In a normal world, Hideo is the oddball; someone people would throw a judgmental glance at before moving away as quickly as possible. He would rant and rave about manga, he’s sexually awkward around women, and he sees…things. While it isn’t specifically addressed in the manga, he seems to have a sort of mental illness and suffers a break with reality. He also illegally owns a shotgun, which he obsessively continues to follow all the laws about even though society is crumbling around him. In fact, my guess would be that he has a severe form of OCD which can lead to hallucinations. Normally, you wouldn’t trust someone who sees hallucinations with a gun…but I’ll come back to this.
As I said, the zombies aren’t your typical zombies. They retain one thing that made them who they were and compulsively exaggerate it. In a Freudian sense, everyone’s superego has been destroyed and their ids have come out to play…hardcore. These aren’t just moaning, groaning brain eaters. The core of their humanity is sort of crystallized in amber and put on display, and in some cases the worst part of their humanity. A segment in this Omnibus shows one of the most frightening, bleak, and captivating breakdowns/transformations into one of these things so far. It’s both terrifying and heartbreaking as you see the character relive a traumatic episode in their life while having the darkest part of who they are magnified through the infection. Exaggerating these ids also plays out in another way. By retaining a piece of their humanity, the characters with good at their core, like Hideo, are truly and deeply affected by the monsters they’ve become. These beats play out throughout the Omnibus in the details, heightening moments as we’re helplessly flung forward into the action.

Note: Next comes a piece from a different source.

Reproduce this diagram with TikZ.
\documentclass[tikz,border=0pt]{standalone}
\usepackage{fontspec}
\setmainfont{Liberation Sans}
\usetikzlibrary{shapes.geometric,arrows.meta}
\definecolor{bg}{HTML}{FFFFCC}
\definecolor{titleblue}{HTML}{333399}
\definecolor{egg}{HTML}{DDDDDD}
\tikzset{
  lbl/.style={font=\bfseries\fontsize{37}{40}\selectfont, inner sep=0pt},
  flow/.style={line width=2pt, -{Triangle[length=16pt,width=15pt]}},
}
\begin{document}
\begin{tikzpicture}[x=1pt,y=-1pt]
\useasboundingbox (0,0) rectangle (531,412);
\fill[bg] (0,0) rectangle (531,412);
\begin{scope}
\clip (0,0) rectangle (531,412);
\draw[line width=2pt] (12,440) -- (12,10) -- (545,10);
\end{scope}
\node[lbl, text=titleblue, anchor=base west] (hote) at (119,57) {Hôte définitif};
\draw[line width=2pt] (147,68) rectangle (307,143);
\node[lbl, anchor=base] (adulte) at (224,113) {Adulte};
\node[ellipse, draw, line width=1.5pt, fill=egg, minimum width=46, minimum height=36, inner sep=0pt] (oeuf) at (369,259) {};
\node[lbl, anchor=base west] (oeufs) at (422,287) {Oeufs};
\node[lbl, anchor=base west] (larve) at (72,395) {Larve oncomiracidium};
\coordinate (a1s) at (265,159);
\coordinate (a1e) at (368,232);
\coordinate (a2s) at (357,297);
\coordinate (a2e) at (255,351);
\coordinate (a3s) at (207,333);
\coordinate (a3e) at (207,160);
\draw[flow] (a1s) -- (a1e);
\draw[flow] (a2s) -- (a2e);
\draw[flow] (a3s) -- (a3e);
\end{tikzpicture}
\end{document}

If you’ve been following along, Hiromi has become ill, infected, but she’s not like a lot of the other zombies. She doesn’t attack Hideo, she protects him. It seems like her id is to protect those that care for her. She’s also the only zombie (I hate calling them zombies, because they are so much more.) whose point of view we get to see. In this Omnibus, she finds someone else who she can protect, a wonderful new character that I’ll leave for you to discover.
Kengo Hanazawa, the creator of I Am A Hero, mines this situation atop the outlet mall in a way that William Golding did with Lord of the Flies or Aldous Huxley did with A Brave New World. Who will gain power in an apocalypse? Those that want to use their power for their own desires, of course. Those who were held back by the rules and laws of society. In exploring these thematic issues, Hanazawa digs deeper into what it means to be a hero and what it looks like to be a hero. It’s more than just wagging a gun around and wanting to look awesome. It’s a question of, when a choice is offered to you, do you take the easy route and succumb to your basest, most selfish desire or do you become better than that. Each character is given these choices throughout the book. How they react defines who they are.
Hanazawa likes to stay in a moment for as long as he can, visually building a landscape of conflicting emotions. He pulls, stretches, twists, and lulls every drop of insanity that he can from every situation Hideo and the others find themselves in. I Am A Hero isn’t so much a story as it is an experience. It’s not often I’m transported by a comic book, but this left me breathless and without realizing it my eyes had suddenly teared up as the events of the comic naturally began to slow down over the final few pages - a combination of relief and grief. Now, I find myself paging back over segments of the book, anxious to read it again and to see what happens when the next Omnibus is released.